Before a dance with friends and roommates-- I loved going to dances in those days. 
A wonderful group of friends I found Senior year. 
 My roommates my senior year in front of our apartment--such cute girls!
My real first experience with snow happened at BYU, and us girls from CA were fascinated!

Decorating our apartment
Family Home Evening groups--always so fun. 

Attending and watching many dear friends find their eternal companion and setting good examples.

 
BYU football games (this was my first one with my roommate, Amy)
Wonderful uplifting conversations (many with Caring Carrie :)
Dear friends and family supporting me as I presented a paper I wrote at a Literary Conference.

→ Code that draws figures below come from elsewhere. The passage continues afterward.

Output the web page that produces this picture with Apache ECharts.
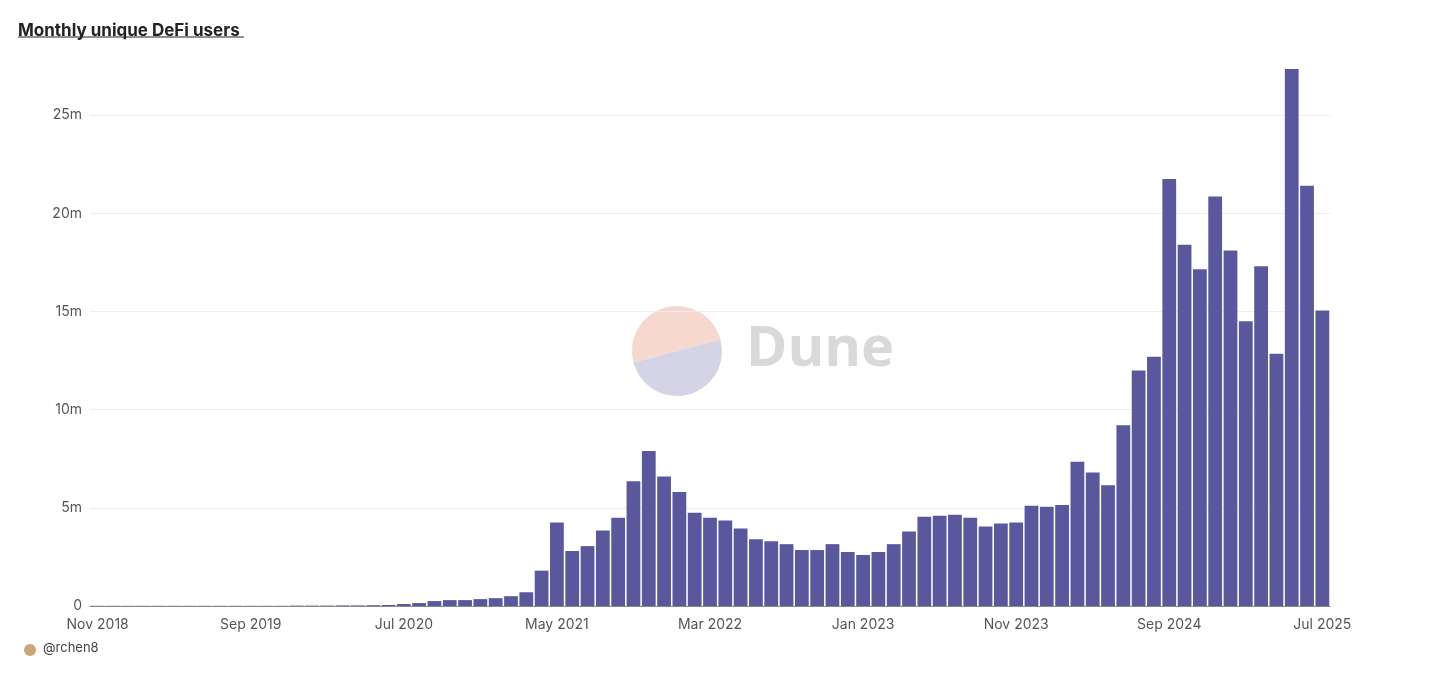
<!DOCTYPE html>
<html><head><meta charset="utf-8">
<script src="https://cdn.jsdelivr.net/npm/echarts@6/dist/echarts.min.js"></script>
<style>html,body{margin:0;padding:0;background:#fff}#c{width:1434px;height:682px}</style>
</head><body><div id="c"></div>
<script>
const monthNames=['Jan','Feb','Mar','Apr','May','Jun','Jul','Aug','Sep','Oct','Nov','Dec'];
const categories=[];
for(let y=2018,m=10;!(y===2025&&m===7);){categories.push(monthNames[m]+' '+y);m++;if(m===12){m=0;y++;}}
const usersM=[0.01,0.01,0.01,0.01,0.01,0.01,0.01,0.01,0.01,0.01,
0.01,0.01,0.01,0.02,0.02,0.02,0.03,0.03,0.04,0.05,
0.1,0.15,0.25,0.3,0.3,0.35,0.4,0.5,0.7,1.8,
4.25,2.8,3.05,3.85,4.5,6.35,7.9,6.6,5.8,4.75,
4.5,4.35,3.95,3.4,3.3,3.15,2.85,2.85,3.15,2.75,
2.6,2.75,3.15,3.8,4.55,4.6,4.65,4.5,4.05,4.2,
4.25,5.1,5.05,5.15,7.35,6.8,6.15,9.2,12.0,12.7,
21.75,18.4,17.15,20.85,18.1,14.5,17.3,12.85,27.35,21.4,15.05];
const users=usersM.map(v=>Math.round(v*1e6));
const a=0.26;
const chart=echarts.init(document.getElementById('c'));
chart.setOption({
 animation:false,
 grid:{left:90,right:104,top:69,bottom:76},
 title:{text:'Monthly unique DeFi users',left:13,top:17,textStyle:{fontFamily:'Inter',fontSize:17,fontWeight:'bold',color:'#222'}},
 graphic:[
  {type:'line',shape:{x1:18,y1:37,x2:244,y2:37},style:{stroke:'#222',lineWidth:1.2}},
  {type:'sector',shape:{cx:677,cy:351,r:45,startAngle:Math.PI-a,endAngle:2*Math.PI-a,clockwise:true},style:{fill:'#f6d8cf'},z:-1},
  {type:'sector',shape:{cx:677,cy:351,r:45,startAngle:-a,endAngle:Math.PI-a,clockwise:true},style:{fill:'#d4d4e6'},z:-1},
  {type:'text',left:746,top:322,style:{text:'Dune',font:'bold 56px "Open Sans"',fill:'#d9d9d9'},z:-1},
  {type:'circle',shape:{cx:30,cy:650,r:6},style:{fill:'#caa77a'}},
  {type:'text',left:43,top:642,style:{text:'@rchen8',font:'13px Inter',fill:'#444'}}
 ],
 xAxis:{type:'category',data:categories,
  axisLine:{lineStyle:{color:'#888'}},axisTick:{show:false},
  axisLabel:{interval:9,color:'#555',fontSize:14,fontFamily:'Inter',margin:12}},
 yAxis:{type:'value',min:0,max:v=>v.max,interval:5e6,
  axisLabel:{color:'#555',fontSize:14,fontFamily:'Inter',showMaxLabel:false,
   formatter:v=>v===0?'0':(v/1e6)+'m'},
  splitLine:{showMaxLine:false,lineStyle:{color:'#eee'}}},
 series:[{type:'bar',data:users,barCategoryGap:'10%',itemStyle:{color:'#59589c'}}]
});
</script></body></html>
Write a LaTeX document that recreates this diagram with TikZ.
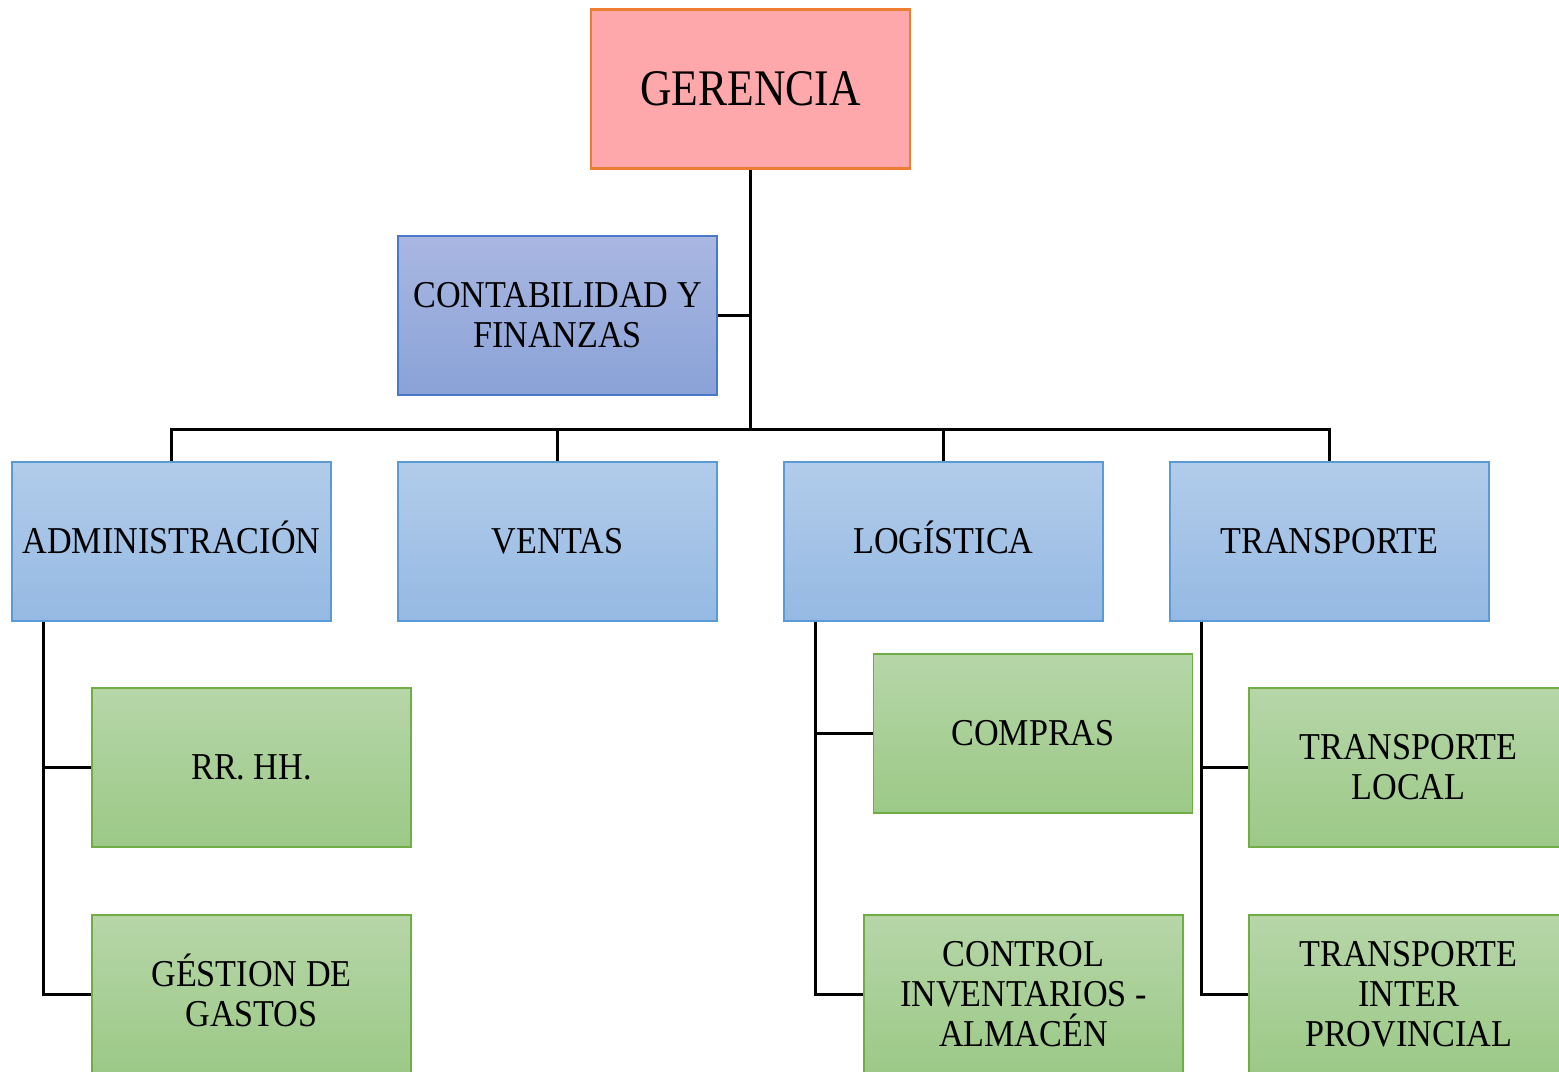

Going to delicious places like the creamery with friends 

Erica. Again. Seriously, when Ben and I were walking around campus Saturday I told him that when I think of BYU campus I think of Erica. We had so many of the same classes, went to every devotional together, had lunches together, and have the same birthday (irrelevant but still amazing).

Once most of my friends were married/on missions, I found an amazing group of older friends who I needed so much at that time in my life. So, naturally, we became roommates. 

I learned so much from being a part of two amazing relief society presidencies (one freshmen year with Sheree and one my senior year).
 
I went on the most amazing St. George road trip ever

Then it was time to graduate (with the dearest of friends).

Graduation was hard for me (you can tell just by looking at my tired, sad eyes it this picture). I didn't want to leave. But I knew I had to. BYU was a place where I had learned so much spiritually, emotionally, and academically. It was hard work, and even though I loved it, there were still many hard times. For whatever reason, BYU was the place I needed to learn and grow in. I knew that for me, my BYU experiences were so special to me, and if I had just stayed there to work some non-fulfilling job just so I could hang around Provo, it would be a rude awakening for me, and BYU would no longer be the same place I had dreamed it up to be. So I left. That time it was for a different kind of adventure, and one that was harder than my BYU adventure but much needed.  

I remember my freshmen year my religion teacher told us "Every time you get discouraged about being here, look up at the Y, and think to yourself 'Why are you here?'" 

Now I can look back and see the "why" BYU had in my life. And that "Y" has shaped who I am today. 

1 comment:

  1. I love this post! You were one of the best roommates ever. Love you Katie!